How will Doctor’s communicate on the Internet with their patients in the future?

In an article written by Noah Shachtman in 2001 he stated that – most doctors view the Internet as a waste of time.  His source was a report released by Forrester Research.  He said, “With fortunes being sunk into e-healthcare ventures, just how – and how quickly the medical profession goes online is a multi-billion dollar question. It is one with potentially tectonic public health implications.”

The Forrester report, “Why Doctors Hate the Net,” showed, at that time, fewer than 40 per cent of doctors using the Web as part of their practice.

In 2013, just 12 years later the situation is very different. In a truly 21st century article entitled  ‘The Doctor Will email you Now’ Keith Wagstaff writing in Time magazines ‘Techland’ section gives an example outlined by Dr Jay Parkinson of someone who wakes up one morning and thinks she might have a urinary tract infection. “First, she has to call and make an appointment,” says Parkinson. “Then she has to get in her car, drive to an surgery, talk to the receptionist and fill out paperwork. She then waits with about 10 sick people, sees the nurse, sees the doctor, sees the nurse again, sees the receptionist and then she has to go to the pharmacist. There are about 15 unnecessary people involved. The result is a lot of wasted time, both for those who are sick and for their employers, who have to deal with the lost productivity of a worker taking time off. Parkinson’s invention, ‘Sherpaa’ aims to make the whole process more cost- and time-efficient and works by a patient sending an email or making a call, the doctor takes out his or her iPhone and then fires off a prescription to the chemist.

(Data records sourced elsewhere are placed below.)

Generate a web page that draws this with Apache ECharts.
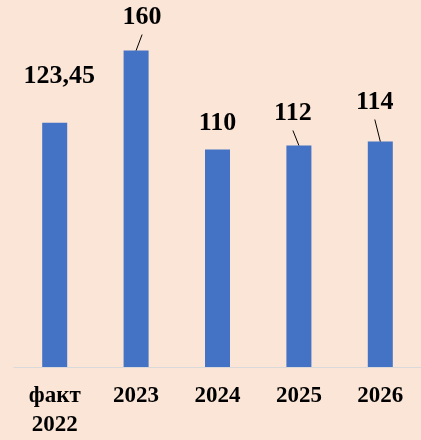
<!DOCTYPE html>
<html>
<head>
<meta charset="utf-8">
<script src="https://cdn.jsdelivr.net/npm/echarts@6/dist/echarts.min.js"></script>
<style>
  html, body { margin: 0; padding: 0; background: #FBE5D6; }
  #chart { width: 421px; height: 440px; }
</style>
</head>
<body>
<div id="chart"></div>
<script>
// Categories and values
const categories = ['факт\n2022', '2023', '2024', '2025', '2026'];
const values = [123.45, 160, 110, 112, 114];
const valueLabels = ['123,45', '160', '110', '112', '114'];
const withLeader = [false, true, false, true, true];

// Label placement relative to the top centre of each bar (px)
const labelShift = [
  { dx: 4.5, lift: 47 },
  { dx: 6, lift: 33 },
  { dx: 0, lift: 26 },
  { dx: -6, lift: 32 },
  { dx: -5.5, lift: 39 }
];

const serif = "'Liberation Serif', 'Times New Roman', serif";

const chart = echarts.init(document.getElementById('chart'), null, { renderer: 'canvas' });

chart.setOption({
  backgroundColor: '#FBE5D6',
  animation: false,
  grid: { left: 14, right: 0, top: 11, bottom: 72 },
  xAxis: {
    type: 'category',
    data: categories,
    axisLine: { show: true, lineStyle: { color: '#D9D9D9', width: 1 } },
    axisTick: { show: false },
    axisLabel: {
      margin: 15,
      fontFamily: serif,
      fontWeight: 'bold',
      fontSize: 23,
      lineHeight: 29,
      color: '#000',
      interval: 0
    }
  },
  yAxis: {
    type: 'value',
    min: 0,
    max: 180,
    show: false,
    splitLine: { show: false }
  },
  series: [{
    type: 'bar',
    barWidth: 25,
    itemStyle: { color: '#4472C4' },
    data: values,
    label: {
      show: true,
      position: 'top',
      fontFamily: serif,
      fontWeight: 'bold',
      fontSize: 26,
      color: '#000',
      formatter: p => valueLabels[p.dataIndex]
    },
    labelLayout: function (p) {
      const s = labelShift[p.dataIndex];
      const barCx = p.rect.x + p.rect.width / 2;
      return {
        x: barCx + s.dx,
        y: p.rect.y - s.lift,
        align: 'center',
        verticalAlign: 'middle'
      };
    }
  }, {
    // Leader lines from shifted labels down to the bar tops
    type: 'custom',
    silent: true,
    z: 5,
    data: values.map((v, i) => [i, v]),
    renderItem: function (params, api) {
      const i = api.value(0);
      if (!withLeader[i]) return null;
      const top = api.coord([i, api.value(1)]);
      const s = labelShift[i];
      return {
        type: 'line',
        shape: {
          x1: top[0] + s.dx, y1: top[1] - s.lift + 17,
          x2: top[0], y2: top[1]
        },
        style: { stroke: '#000', lineWidth: 1 }
      };
    }
  }]
});
</script>
</body>
</html>
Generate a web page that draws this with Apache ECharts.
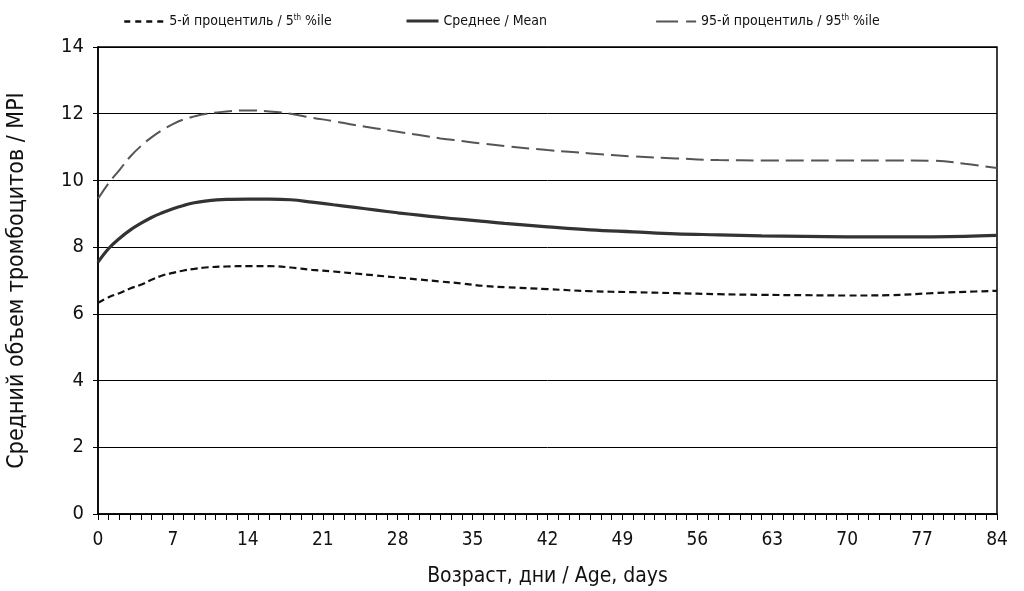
<!DOCTYPE html>
<html><head><meta charset="utf-8">
<script src="https://cdn.jsdelivr.net/npm/echarts@6/dist/echarts.min.js"></script>
<style>html,body{margin:0;padding:0;background:#fff}#c{width:1024px;height:591px}</style>
</head><body><div id="c"></div>
<script>
const days = [0,1,2,3,4,5,6,7,8,9,10,12,14,16,18,20,22,24,26,28,30,32,34,36,38,42,46,50,54,58,62,66,70,74,78,81,84];
const p95 = [9.45,9.92,10.31,10.71,11.03,11.29,11.51,11.69,11.83,11.92,11.99,12.07,12.10,12.07,12.0,11.88,11.78,11.66,11.56,11.46,11.36,11.26,11.18,11.10,11.03,10.91,10.81,10.72,10.66,10.61,10.60,10.60,10.60,10.60,10.59,10.50,10.37];
const mean = [7.55,7.96,8.26,8.51,8.71,8.89,9.03,9.15,9.25,9.33,9.38,9.43,9.44,9.44,9.42,9.35,9.27,9.19,9.11,9.03,8.96,8.89,8.83,8.77,8.71,8.61,8.52,8.46,8.40,8.37,8.34,8.32,8.31,8.31,8.31,8.32,8.35];
const p5 = [6.33,6.50,6.62,6.76,6.87,7.02,7.15,7.23,7.30,7.35,7.39,7.42,7.43,7.43,7.39,7.32,7.27,7.21,7.15,7.09,7.03,6.97,6.91,6.84,6.80,6.74,6.68,6.65,6.62,6.59,6.57,6.56,6.55,6.56,6.62,6.66,6.69];
const seriesNames = ['5-й процентиль / 5th %ile', 'Среднее / Mean', '95-й процентиль / 95th %ile'];
const legendLabels = ['5-й процентиль / 5{sup|th} %ile', 'Среднее / Mean', '95-й процентиль / 95{sup|th} %ile'];
const xTitle = 'Возраст, дни / Age, days';
const yTitle = 'Средний объем тромбоцитов / MPI';

const F = "'Liberation Sans Narrow','DejaVu Sans Condensed',sans-serif";
const FC = "'DejaVu Sans Condensed','Liberation Sans Narrow',sans-serif";
const pair = arr => days.map((d,i)=>[d,arr[i]]);
const legendText = {fontFamily:F,fontSize:14,color:'#111',rich:{sup:{fontFamily:F,fontSize:8,verticalAlign:'top',padding:[0,0,7,0],color:'#111'}}};
function lg(i,left,w,ls){
  return {show:true,top:9,left:left,data:[seriesNames[i]],itemWidth:w,itemHeight:12,itemGap:4,
    itemStyle:{opacity:0,borderWidth:0},lineStyle:ls,
    formatter:()=>legendLabels[i],textStyle:legendText};
}
const chart = echarts.init(document.getElementById('c'));
chart.setOption({
  animation:false,
  backgroundColor:'#fff',
  legend:[lg(0,118,40,{width:2.5,type:[6,5]}),lg(1,400,32,{width:3}),lg(2,650,40,{width:2.2,type:[22,8]})],
  grid:{left:98,right:27,top:47,bottom:77,show:true,borderColor:'#000',borderWidth:1.5,containLabel:false,outerBoundsMode:'none'},
  xAxis:{type:'value',min:0,max:84,interval:7,
    name:xTitle,nameLocation:'middle',nameGap:52,
    nameTextStyle:{fontFamily:FC,fontSize:21,color:'#111'},
    axisLine:{onZero:false,lineStyle:{color:'#000',width:1.5}},
    axisTick:{show:true,length:6,lineStyle:{color:'#000'}},
    minorTick:{show:true,splitNumber:7,length:6,lineStyle:{color:'#000'}},
    axisLabel:{fontFamily:F,fontSize:19,color:'#111',margin:17},
    splitLine:{show:false}},
  yAxis:{type:'value',min:0,max:14,interval:2,
    name:yTitle,nameLocation:'middle',nameGap:69,nameRotate:90,
    nameTextStyle:{fontFamily:FC,fontSize:23,color:'#111'},
    axisLine:{show:true,lineStyle:{color:'#000',width:1.5}},
    axisTick:{show:true,length:5,lineStyle:{color:'#000'}},
    axisLabel:{fontFamily:F,fontSize:20,color:'#111',margin:14},
    splitLine:{show:true,lineStyle:{color:'#000',width:1}}},
  series:[
    {name:seriesNames[0],type:'line',data:pair(p5),smooth:0.4,symbol:'none',
      lineStyle:{color:'#111',width:2.2,type:[7,4]},itemStyle:{color:'#111'}},
    {name:seriesNames[1],type:'line',data:pair(mean),smooth:0.4,symbol:'none',
      lineStyle:{color:'#333',width:3.2},itemStyle:{color:'#333'}},
    {name:seriesNames[2],type:'line',data:pair(p95),smooth:0.4,symbol:'none',
      lineStyle:{color:'#555',width:2,type:[18,7]},itemStyle:{color:'#555'}}
  ]
});
</script></body></html>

He goes on to suggest that if you had a nasty cut you could take a photo of it, send it in, and a doctor would write back telling you whether it could be handled by the surgery or whether a visit to accident and emergency would be necessary. If the assessment of the photo indicated that surgery would be required then the doctor would be able to set up an appointment with the right specialist and tell you how to cope with looking after the injury in the mean time.

This may sound very futuristic but the idea – to cut costs by eliminating unnecessary doctor visits seems a good one, although one can imagine that many doctors might not be that happy to dole out medication or advice without actually seeing the patient.

This is one way in which doctors could communicate with their patients, and there are many others, and will be even more that we have yet to imagine, in the future.

At the age of 36 however, Dr Jay Parkinson has his mind firmly made up about how doctors will communicate with their patients in the future.  He is convinced that the idea behind his invention marks the beginning of a new era in medicine and says.

“For me, that’s the future of healthcare. When our generation is running things, that’s what healthcare is going to be.”